Begin
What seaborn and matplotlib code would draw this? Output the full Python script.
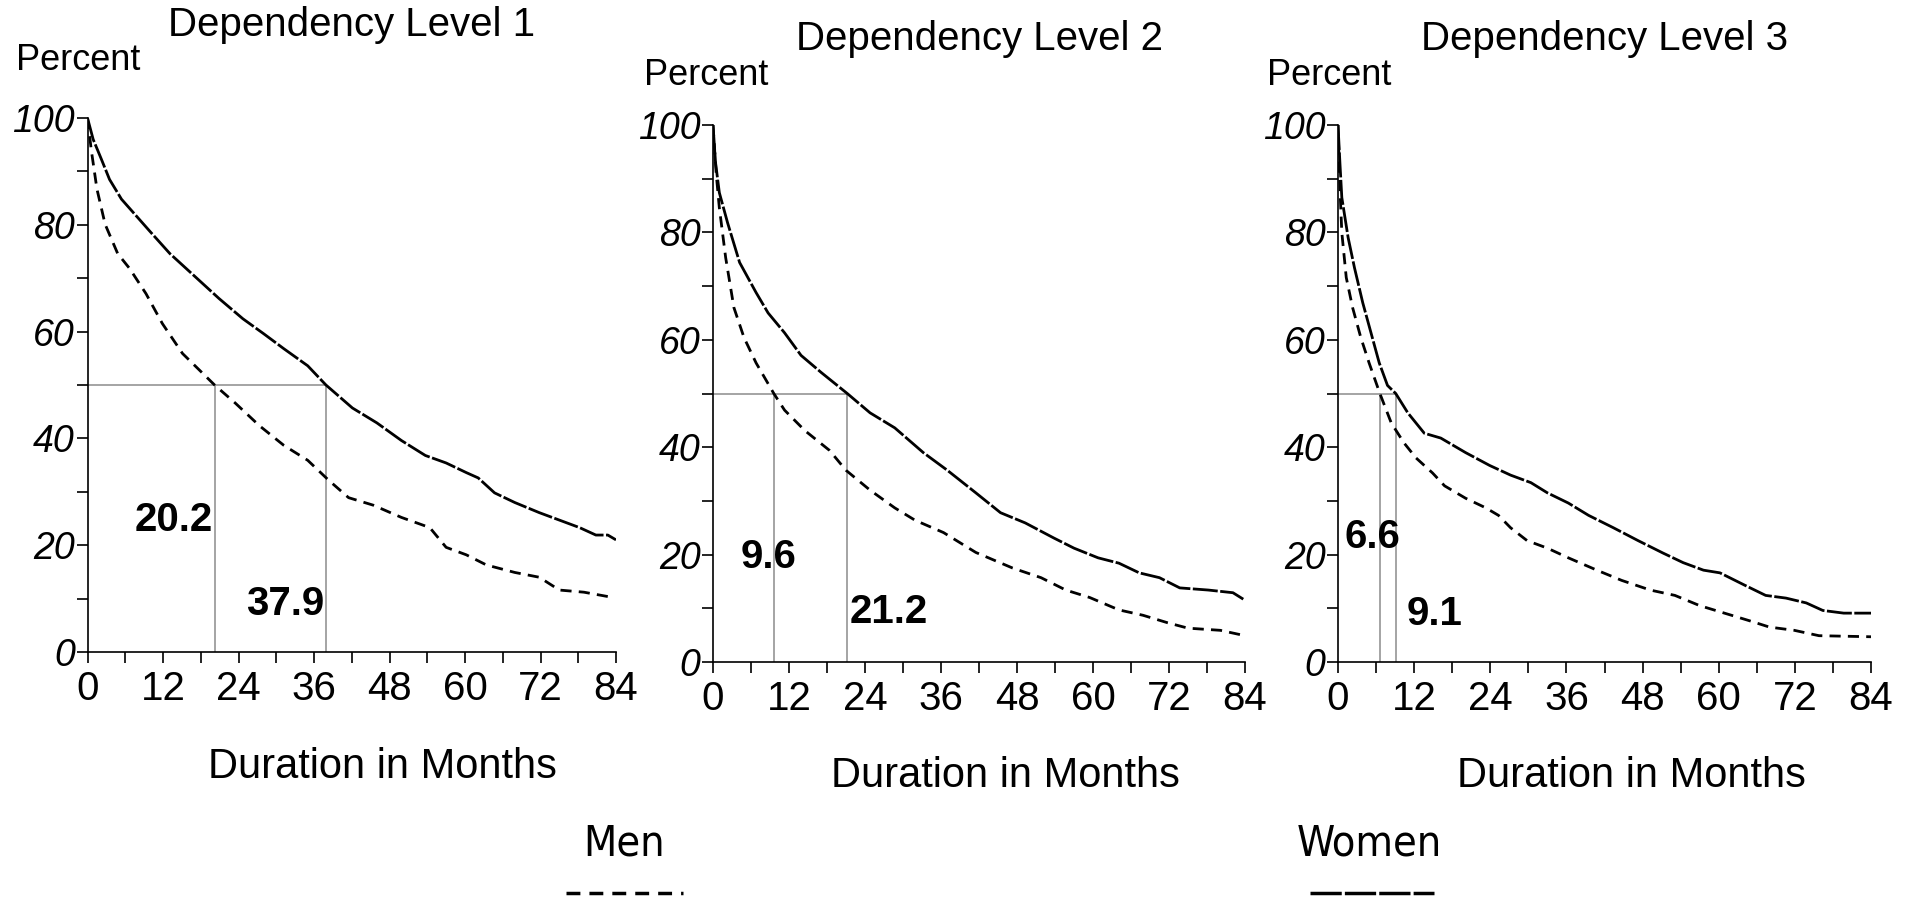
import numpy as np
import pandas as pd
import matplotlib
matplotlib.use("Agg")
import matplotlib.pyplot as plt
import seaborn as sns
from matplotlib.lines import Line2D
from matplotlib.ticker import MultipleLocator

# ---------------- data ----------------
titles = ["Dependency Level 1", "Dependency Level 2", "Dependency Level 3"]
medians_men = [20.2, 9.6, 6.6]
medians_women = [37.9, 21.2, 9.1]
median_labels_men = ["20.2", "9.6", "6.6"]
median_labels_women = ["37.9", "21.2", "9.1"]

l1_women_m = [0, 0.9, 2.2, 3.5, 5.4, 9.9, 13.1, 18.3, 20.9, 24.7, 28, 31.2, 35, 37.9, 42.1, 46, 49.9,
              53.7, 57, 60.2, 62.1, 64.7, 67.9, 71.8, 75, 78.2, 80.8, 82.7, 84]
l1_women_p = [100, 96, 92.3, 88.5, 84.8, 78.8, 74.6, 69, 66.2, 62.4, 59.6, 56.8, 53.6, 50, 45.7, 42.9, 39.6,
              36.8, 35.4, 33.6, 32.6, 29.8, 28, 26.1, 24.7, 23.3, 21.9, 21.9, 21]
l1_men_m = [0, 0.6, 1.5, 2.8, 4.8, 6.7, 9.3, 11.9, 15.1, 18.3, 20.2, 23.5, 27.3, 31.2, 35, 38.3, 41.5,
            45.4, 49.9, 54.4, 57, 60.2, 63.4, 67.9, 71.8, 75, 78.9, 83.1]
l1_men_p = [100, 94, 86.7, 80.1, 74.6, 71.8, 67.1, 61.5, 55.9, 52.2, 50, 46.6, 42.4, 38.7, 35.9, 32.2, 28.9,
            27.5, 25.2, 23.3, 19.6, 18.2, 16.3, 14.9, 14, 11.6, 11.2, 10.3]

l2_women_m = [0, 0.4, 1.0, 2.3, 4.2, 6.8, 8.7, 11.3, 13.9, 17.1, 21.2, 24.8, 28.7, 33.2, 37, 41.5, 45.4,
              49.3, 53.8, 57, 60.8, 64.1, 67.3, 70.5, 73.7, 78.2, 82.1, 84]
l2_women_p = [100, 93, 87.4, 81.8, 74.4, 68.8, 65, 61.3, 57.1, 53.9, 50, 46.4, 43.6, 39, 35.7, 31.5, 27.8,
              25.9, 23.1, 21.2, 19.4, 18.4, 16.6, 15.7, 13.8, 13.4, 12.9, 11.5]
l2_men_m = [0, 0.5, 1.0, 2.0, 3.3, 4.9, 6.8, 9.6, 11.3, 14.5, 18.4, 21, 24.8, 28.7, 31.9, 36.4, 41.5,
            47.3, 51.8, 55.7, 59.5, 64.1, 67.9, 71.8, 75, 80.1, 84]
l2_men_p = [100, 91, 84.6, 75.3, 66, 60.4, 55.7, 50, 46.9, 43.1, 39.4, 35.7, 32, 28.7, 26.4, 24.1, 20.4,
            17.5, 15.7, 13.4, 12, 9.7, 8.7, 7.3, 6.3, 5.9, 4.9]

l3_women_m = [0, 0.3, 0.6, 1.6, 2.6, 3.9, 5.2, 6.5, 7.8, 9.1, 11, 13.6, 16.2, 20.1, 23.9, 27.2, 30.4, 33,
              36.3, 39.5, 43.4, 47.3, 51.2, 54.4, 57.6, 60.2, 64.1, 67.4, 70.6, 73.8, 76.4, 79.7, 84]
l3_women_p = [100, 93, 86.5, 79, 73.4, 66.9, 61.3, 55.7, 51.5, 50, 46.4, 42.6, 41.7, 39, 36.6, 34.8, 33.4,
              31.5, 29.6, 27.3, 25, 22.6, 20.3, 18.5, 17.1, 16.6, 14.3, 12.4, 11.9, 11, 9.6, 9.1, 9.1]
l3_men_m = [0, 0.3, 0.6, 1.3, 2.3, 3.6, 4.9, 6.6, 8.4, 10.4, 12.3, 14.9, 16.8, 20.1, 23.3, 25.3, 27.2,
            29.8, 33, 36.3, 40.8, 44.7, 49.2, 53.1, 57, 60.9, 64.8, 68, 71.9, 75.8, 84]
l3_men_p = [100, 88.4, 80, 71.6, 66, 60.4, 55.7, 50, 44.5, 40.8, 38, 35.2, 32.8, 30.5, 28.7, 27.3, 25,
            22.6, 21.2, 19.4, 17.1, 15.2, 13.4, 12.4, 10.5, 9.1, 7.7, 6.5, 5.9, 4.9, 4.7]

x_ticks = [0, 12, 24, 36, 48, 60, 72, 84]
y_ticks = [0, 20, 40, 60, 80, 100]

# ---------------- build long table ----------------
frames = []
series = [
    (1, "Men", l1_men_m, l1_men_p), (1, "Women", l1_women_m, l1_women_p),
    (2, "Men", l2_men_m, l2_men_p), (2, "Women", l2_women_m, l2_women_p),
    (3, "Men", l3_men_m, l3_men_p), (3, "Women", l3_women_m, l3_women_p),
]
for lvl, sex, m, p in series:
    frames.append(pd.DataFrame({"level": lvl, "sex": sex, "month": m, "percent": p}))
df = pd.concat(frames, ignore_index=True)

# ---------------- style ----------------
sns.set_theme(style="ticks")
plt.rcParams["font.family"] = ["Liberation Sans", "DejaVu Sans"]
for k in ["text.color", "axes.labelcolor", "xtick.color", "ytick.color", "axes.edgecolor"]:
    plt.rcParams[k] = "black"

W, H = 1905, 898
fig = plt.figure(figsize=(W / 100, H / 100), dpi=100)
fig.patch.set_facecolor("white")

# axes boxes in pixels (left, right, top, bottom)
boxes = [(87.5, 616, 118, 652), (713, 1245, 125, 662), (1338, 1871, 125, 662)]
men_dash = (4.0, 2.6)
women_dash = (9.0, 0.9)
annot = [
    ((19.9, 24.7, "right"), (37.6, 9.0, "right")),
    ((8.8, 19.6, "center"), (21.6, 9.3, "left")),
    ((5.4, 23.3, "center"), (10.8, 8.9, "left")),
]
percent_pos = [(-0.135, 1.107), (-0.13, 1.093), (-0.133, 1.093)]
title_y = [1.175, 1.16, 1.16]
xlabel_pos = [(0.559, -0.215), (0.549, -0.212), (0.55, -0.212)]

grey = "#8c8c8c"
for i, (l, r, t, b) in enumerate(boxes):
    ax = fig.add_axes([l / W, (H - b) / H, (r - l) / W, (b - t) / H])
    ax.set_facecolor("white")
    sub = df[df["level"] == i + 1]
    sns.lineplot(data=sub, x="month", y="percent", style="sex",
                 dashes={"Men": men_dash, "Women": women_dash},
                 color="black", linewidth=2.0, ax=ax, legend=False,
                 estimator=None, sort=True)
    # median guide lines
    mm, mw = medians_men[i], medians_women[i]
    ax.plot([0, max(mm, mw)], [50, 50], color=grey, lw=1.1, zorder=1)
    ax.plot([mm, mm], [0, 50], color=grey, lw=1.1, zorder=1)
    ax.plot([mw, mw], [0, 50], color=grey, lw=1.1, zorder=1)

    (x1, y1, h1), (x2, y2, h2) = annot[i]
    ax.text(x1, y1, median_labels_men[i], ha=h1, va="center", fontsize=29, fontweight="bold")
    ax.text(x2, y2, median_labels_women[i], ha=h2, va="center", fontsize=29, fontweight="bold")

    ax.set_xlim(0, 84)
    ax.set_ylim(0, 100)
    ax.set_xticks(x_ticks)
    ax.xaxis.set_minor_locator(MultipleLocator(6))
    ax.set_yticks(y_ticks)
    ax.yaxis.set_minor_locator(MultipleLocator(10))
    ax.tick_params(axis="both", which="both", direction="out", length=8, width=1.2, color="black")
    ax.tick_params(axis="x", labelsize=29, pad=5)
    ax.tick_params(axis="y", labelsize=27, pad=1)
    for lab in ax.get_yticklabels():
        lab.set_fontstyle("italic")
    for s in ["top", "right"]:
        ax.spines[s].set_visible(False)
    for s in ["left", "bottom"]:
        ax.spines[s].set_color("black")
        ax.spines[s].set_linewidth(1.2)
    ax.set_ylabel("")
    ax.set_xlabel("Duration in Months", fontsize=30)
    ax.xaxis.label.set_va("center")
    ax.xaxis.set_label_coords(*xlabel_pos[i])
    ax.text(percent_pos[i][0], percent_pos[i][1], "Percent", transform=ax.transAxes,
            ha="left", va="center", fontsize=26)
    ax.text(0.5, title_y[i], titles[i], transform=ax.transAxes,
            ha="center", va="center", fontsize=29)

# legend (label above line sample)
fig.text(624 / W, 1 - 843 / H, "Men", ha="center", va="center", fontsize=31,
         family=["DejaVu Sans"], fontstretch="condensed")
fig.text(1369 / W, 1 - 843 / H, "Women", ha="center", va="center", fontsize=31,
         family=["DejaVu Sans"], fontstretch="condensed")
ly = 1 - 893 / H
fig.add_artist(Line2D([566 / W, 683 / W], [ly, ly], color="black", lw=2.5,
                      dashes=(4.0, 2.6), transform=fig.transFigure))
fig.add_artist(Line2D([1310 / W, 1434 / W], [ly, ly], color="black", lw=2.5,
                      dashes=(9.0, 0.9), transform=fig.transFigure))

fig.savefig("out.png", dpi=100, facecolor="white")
End
Begin
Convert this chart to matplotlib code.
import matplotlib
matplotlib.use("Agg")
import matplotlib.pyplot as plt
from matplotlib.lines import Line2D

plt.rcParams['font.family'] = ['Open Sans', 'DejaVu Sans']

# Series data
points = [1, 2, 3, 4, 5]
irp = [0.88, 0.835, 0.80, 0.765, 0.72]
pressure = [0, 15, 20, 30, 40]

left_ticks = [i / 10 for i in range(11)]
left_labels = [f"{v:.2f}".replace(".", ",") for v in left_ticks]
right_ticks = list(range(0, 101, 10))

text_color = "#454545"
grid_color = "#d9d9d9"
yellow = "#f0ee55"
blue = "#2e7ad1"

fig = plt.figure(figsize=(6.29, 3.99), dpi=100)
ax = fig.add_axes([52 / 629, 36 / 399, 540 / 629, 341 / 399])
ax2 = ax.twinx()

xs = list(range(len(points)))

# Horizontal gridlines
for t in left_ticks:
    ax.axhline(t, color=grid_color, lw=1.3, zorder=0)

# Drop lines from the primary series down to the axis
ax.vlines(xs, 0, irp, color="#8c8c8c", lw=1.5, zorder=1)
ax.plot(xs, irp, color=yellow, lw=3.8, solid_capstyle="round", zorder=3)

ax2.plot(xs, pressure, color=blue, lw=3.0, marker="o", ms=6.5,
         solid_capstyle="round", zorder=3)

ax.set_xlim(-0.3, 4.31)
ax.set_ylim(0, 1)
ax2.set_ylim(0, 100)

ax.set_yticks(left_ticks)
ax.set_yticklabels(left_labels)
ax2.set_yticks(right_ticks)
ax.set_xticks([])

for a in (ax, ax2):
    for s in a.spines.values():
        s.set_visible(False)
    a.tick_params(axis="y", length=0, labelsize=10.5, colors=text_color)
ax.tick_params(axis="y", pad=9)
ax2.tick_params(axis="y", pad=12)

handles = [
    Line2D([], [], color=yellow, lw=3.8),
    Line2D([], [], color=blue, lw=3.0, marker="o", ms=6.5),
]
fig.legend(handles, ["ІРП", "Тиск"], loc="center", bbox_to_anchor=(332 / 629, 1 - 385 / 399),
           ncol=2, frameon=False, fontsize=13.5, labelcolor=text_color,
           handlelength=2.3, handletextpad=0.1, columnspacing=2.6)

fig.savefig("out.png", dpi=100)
End
- [JOB]:
Copy out precisely the lines from the line with "Convert this chart to matplotlib code." to the line with "ax.axhline(t, color=grid_color, lw=1.3, zorder=0)" in the material above, including those two lines and omitting all the rest.

- [SOLUTION TO THIS TASK]:
Convert this chart to matplotlib code.
import matplotlib
matplotlib.use("Agg")
import matplotlib.pyplot as plt
from matplotlib.lines import Line2D

plt.rcParams['font.family'] = ['Open Sans', 'DejaVu Sans']

# Series data
points = [1, 2, 3, 4, 5]
irp = [0.88, 0.835, 0.80, 0.765, 0.72]
pressure = [0, 15, 20, 30, 40]

left_ticks = [i / 10 for i in range(11)]
left_labels = [f"{v:.2f}".replace(".", ",") for v in left_ticks]
right_ticks = list(range(0, 101, 10))

text_color = "#454545"
grid_color = "#d9d9d9"
yellow = "#f0ee55"
blue = "#2e7ad1"

fig = plt.figure(figsize=(6.29, 3.99), dpi=100)
ax = fig.add_axes([52 / 629, 36 / 399, 540 / 629, 341 / 399])
ax2 = ax.twinx()

xs = list(range(len(points)))

# Horizontal gridlines
for t in left_ticks:
    ax.axhline(t, color=grid_color, lw=1.3, zorder=0)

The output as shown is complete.